WHAT THE TASK REQUIRES:
Starting with the first line of the data below, copy each line up to and including the one containing "import seaborn as sns". Pictures stay out.

DATA SECTION:
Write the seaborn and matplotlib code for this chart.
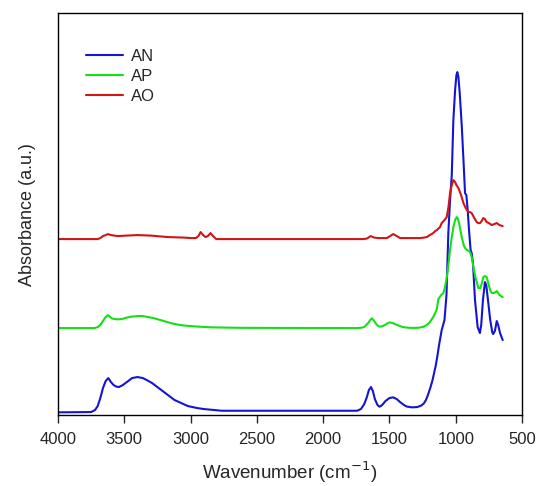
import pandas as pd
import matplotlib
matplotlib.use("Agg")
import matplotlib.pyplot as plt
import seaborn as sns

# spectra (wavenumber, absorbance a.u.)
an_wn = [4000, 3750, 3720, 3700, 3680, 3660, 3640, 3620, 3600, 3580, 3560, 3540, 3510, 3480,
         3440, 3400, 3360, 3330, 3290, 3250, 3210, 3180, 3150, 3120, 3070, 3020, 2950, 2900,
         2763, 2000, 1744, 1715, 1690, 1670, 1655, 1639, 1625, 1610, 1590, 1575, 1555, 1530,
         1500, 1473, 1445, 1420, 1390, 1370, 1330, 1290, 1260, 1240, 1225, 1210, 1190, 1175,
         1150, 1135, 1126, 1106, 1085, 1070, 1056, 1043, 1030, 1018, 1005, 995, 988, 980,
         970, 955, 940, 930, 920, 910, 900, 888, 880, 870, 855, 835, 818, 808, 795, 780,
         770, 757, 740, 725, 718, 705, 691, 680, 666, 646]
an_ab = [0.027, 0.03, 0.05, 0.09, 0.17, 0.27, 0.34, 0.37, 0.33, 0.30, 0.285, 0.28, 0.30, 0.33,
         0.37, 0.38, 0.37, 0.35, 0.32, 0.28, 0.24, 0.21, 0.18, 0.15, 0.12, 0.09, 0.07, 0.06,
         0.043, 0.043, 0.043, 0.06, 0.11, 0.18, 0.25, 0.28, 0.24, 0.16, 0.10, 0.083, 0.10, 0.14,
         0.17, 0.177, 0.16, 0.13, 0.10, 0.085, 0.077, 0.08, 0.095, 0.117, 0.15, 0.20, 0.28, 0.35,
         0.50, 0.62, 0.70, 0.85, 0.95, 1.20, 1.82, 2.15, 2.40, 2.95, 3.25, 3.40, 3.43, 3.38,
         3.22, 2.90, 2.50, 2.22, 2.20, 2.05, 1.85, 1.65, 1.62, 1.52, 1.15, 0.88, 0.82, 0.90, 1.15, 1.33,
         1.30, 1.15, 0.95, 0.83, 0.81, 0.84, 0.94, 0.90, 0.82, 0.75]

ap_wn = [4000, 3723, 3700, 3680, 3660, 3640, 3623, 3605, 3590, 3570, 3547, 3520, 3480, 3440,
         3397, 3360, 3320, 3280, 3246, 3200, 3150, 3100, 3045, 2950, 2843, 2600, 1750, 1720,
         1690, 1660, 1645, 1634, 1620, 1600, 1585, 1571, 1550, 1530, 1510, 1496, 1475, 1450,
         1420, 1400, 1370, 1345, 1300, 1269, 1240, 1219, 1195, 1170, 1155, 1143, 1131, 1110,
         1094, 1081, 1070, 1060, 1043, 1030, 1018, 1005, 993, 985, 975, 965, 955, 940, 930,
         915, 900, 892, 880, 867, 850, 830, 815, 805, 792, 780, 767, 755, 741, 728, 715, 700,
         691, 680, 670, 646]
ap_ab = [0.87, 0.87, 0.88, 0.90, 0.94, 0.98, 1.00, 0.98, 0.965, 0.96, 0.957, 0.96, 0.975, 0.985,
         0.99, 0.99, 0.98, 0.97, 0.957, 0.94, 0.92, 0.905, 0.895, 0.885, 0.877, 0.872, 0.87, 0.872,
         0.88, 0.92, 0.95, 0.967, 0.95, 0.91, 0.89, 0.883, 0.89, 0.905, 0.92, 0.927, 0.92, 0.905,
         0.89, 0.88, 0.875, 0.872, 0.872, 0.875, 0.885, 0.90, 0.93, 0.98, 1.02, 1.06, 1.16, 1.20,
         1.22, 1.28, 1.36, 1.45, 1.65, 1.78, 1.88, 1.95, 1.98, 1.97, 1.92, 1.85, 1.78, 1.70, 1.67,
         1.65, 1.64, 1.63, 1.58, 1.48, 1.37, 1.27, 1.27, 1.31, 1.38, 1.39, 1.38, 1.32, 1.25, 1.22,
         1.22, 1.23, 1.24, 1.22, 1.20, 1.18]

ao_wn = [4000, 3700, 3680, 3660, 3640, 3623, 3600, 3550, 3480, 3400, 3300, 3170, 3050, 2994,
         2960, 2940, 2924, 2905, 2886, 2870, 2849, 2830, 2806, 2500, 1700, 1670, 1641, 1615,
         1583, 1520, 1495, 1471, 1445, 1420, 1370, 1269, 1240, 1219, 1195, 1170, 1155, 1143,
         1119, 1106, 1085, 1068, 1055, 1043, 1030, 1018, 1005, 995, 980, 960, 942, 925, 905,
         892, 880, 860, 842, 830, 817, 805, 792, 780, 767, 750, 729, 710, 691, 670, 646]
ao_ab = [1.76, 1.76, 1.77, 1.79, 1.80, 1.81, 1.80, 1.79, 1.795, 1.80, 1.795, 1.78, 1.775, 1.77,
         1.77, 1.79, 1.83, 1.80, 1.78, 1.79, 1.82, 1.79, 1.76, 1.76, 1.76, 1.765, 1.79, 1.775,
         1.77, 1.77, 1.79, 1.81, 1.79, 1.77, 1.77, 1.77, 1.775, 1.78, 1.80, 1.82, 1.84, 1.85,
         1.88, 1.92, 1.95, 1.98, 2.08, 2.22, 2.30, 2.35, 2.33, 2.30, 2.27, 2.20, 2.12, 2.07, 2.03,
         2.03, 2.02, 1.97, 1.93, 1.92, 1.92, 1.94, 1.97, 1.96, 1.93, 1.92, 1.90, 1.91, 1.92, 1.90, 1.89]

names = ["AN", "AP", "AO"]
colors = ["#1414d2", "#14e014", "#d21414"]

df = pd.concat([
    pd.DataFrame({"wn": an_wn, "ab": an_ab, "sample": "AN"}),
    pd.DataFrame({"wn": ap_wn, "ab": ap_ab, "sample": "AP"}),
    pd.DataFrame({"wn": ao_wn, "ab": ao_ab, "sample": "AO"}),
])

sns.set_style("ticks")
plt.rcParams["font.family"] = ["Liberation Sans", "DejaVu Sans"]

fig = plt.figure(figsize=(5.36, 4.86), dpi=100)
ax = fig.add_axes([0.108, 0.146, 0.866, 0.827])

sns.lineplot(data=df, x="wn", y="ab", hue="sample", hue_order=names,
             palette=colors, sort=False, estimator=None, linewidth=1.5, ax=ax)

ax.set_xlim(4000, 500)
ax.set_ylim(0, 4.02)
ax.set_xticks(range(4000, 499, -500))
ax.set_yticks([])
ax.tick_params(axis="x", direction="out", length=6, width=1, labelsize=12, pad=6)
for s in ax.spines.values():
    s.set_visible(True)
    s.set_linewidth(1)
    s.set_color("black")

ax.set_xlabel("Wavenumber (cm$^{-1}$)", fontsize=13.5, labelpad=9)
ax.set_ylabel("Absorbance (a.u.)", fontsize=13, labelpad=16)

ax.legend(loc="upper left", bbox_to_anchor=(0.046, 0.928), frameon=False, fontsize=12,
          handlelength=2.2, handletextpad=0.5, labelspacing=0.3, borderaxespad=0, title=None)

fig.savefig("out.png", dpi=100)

WRITTEN REPLY:
Write the seaborn and matplotlib code for this chart.
import pandas as pd
import matplotlib
matplotlib.use("Agg")
import matplotlib.pyplot as plt
import seaborn as sns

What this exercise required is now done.